Warutere Wachira has been doing the same job for more than 40 years. He is a mkokoteni (handcart) guy along Luthuli Avenue.

The father of four has seen the reign of four presidents and says, “Life has not been that easy. I left the village around 1975 after dropping out in class seven.”

Speaking to The Nairobian, The 65-year-old said, “My father gave me Sh1 which I used to travel to Nairobi using an OTC bus, having heard that the city had more job opportunities.” He adds that, “With no relative in the city, I joined casual labourers at Kamukunji where luggages from various parts of the country were kept. That’s where I spent my nights with a few colleagues who arrived before me.”

With few connections and his little savings, Warutere hired wooden cart for 50 cents and started hunting for customers who were willing to pay him to cart their luggage at Machakos Country Bus, City Market and Wakulima Market and other areas in the city.

“We used wooden carts from 1975  to 1997 and when tyre-wheeled carts were introduced, we resisted the new invention, fearing the speed at which these carts could be pushed and the possibility that a mistimed break could lead to death,” recalls the man who made Sh2 on good day and would spend Sh1 on half a loaf of bread and coffee, and save the rest because after all, “I slept out in the open like my colleagues.”

The new carts with tyres were going for Sh500. Many cart pushers resisted these new carts and quit the trade. But Warutere stayed on. He also saved until he acquired his own for Sh1,500 in early 2000s, twenty something plus years after his marriage in 1980.

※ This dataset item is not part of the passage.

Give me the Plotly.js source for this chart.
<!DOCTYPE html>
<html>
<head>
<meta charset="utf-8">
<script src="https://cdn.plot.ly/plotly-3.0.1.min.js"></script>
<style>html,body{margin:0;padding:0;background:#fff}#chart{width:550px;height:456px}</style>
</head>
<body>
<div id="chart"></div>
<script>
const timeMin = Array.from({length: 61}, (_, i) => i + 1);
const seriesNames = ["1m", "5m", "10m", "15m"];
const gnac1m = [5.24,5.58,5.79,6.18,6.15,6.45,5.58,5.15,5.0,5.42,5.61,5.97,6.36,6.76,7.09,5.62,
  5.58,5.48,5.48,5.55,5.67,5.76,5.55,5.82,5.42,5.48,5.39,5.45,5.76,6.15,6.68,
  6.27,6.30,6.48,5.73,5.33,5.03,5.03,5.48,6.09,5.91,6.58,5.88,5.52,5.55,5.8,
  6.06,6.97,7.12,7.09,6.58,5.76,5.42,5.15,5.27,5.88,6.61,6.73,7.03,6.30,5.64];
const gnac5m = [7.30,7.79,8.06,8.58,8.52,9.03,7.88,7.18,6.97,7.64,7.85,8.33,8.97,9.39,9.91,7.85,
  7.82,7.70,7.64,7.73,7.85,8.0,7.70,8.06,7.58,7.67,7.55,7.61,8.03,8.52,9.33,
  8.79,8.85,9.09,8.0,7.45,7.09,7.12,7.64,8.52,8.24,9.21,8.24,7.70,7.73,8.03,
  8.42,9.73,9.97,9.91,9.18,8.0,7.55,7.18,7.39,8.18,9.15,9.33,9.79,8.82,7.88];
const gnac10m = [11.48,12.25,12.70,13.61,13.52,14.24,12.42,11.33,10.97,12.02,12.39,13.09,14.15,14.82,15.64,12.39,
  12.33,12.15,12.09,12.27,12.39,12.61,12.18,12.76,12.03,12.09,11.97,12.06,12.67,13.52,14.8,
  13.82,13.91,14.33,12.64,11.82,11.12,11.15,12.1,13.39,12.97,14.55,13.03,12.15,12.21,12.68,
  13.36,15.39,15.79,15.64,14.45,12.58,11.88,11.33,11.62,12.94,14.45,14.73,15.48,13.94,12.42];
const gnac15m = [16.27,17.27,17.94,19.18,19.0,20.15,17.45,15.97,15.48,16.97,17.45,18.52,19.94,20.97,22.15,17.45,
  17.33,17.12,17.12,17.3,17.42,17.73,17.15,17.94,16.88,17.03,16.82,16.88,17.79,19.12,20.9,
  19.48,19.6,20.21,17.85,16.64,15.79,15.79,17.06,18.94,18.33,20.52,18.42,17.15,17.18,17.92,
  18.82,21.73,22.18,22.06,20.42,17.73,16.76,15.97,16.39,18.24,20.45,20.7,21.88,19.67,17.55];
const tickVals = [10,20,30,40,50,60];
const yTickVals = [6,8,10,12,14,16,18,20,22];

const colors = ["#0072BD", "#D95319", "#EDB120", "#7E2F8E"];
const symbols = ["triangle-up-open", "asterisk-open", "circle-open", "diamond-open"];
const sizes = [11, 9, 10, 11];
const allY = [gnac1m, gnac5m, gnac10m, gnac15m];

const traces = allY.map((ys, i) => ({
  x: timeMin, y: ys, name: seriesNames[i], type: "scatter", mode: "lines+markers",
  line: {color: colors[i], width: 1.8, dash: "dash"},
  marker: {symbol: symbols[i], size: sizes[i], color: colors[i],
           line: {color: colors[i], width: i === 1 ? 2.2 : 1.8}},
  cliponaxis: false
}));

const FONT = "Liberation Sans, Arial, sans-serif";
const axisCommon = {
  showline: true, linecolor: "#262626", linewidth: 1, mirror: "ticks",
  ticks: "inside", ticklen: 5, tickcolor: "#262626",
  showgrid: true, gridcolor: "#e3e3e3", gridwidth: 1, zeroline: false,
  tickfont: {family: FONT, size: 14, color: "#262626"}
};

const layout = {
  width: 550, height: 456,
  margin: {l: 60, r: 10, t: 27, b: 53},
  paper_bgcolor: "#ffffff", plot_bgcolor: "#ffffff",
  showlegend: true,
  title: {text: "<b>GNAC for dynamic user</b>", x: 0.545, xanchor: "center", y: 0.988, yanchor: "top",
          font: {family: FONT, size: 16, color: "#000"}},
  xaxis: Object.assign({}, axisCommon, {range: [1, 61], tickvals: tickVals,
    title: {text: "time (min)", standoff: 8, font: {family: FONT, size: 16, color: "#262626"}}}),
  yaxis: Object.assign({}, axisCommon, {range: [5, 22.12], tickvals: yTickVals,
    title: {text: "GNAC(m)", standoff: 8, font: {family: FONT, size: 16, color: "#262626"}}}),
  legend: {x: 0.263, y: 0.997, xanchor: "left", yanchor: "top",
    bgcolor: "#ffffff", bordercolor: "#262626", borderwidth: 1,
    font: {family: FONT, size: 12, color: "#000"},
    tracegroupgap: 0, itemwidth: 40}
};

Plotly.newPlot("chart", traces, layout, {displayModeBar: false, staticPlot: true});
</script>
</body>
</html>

“It took me 10 years to save Sh1,500 to purchase the new-look carts. In the early 1970s and 1980s, it was crime to be found with large sums of money, unless you were a police officer or chief,” explains Warutere who can’t forget the August 1982 abortive coup.

“That day, I was moving some luggage for a customer to Machakos Country Bus, when he got shot and died. I pulled his body and used it to shield myself for hours before fleeing the city centre,” he narrates.

Times have changed. Kenya today has over two million cars according to the National Transport and Safety Authority but “sometimes in the 1980s, two hours could pass before you see a vehicle in the city centre,” recalls Warutere who is happy because  “nowadays things have changed an it’s easy to get Sh50 in less than an hour. In the early years, it could take up to six hours to earn an equivalent amount. The problem however is that inflation has eroded the value of money and increased the cost of living.”

Warutere has outlived some of his colleagues who turned to crime and at times stole from customers.

Since buying his first mkokoteni after a decade, Warutere has increased his ‘fleet’ to four carts, in addition to 20 trolleys which he leases out daily. “Each trolley goes for Sh50 a day and a cart costs Sh70 per day, though some trolleys were stolen recently,” says the man who earns over 1,200 a day or slightly over Sh30, 000 a month.

Warutere can now afford to work for two weeks and take a two-week ‘leave’ to his rural home in Nyeri as his son takes care of business.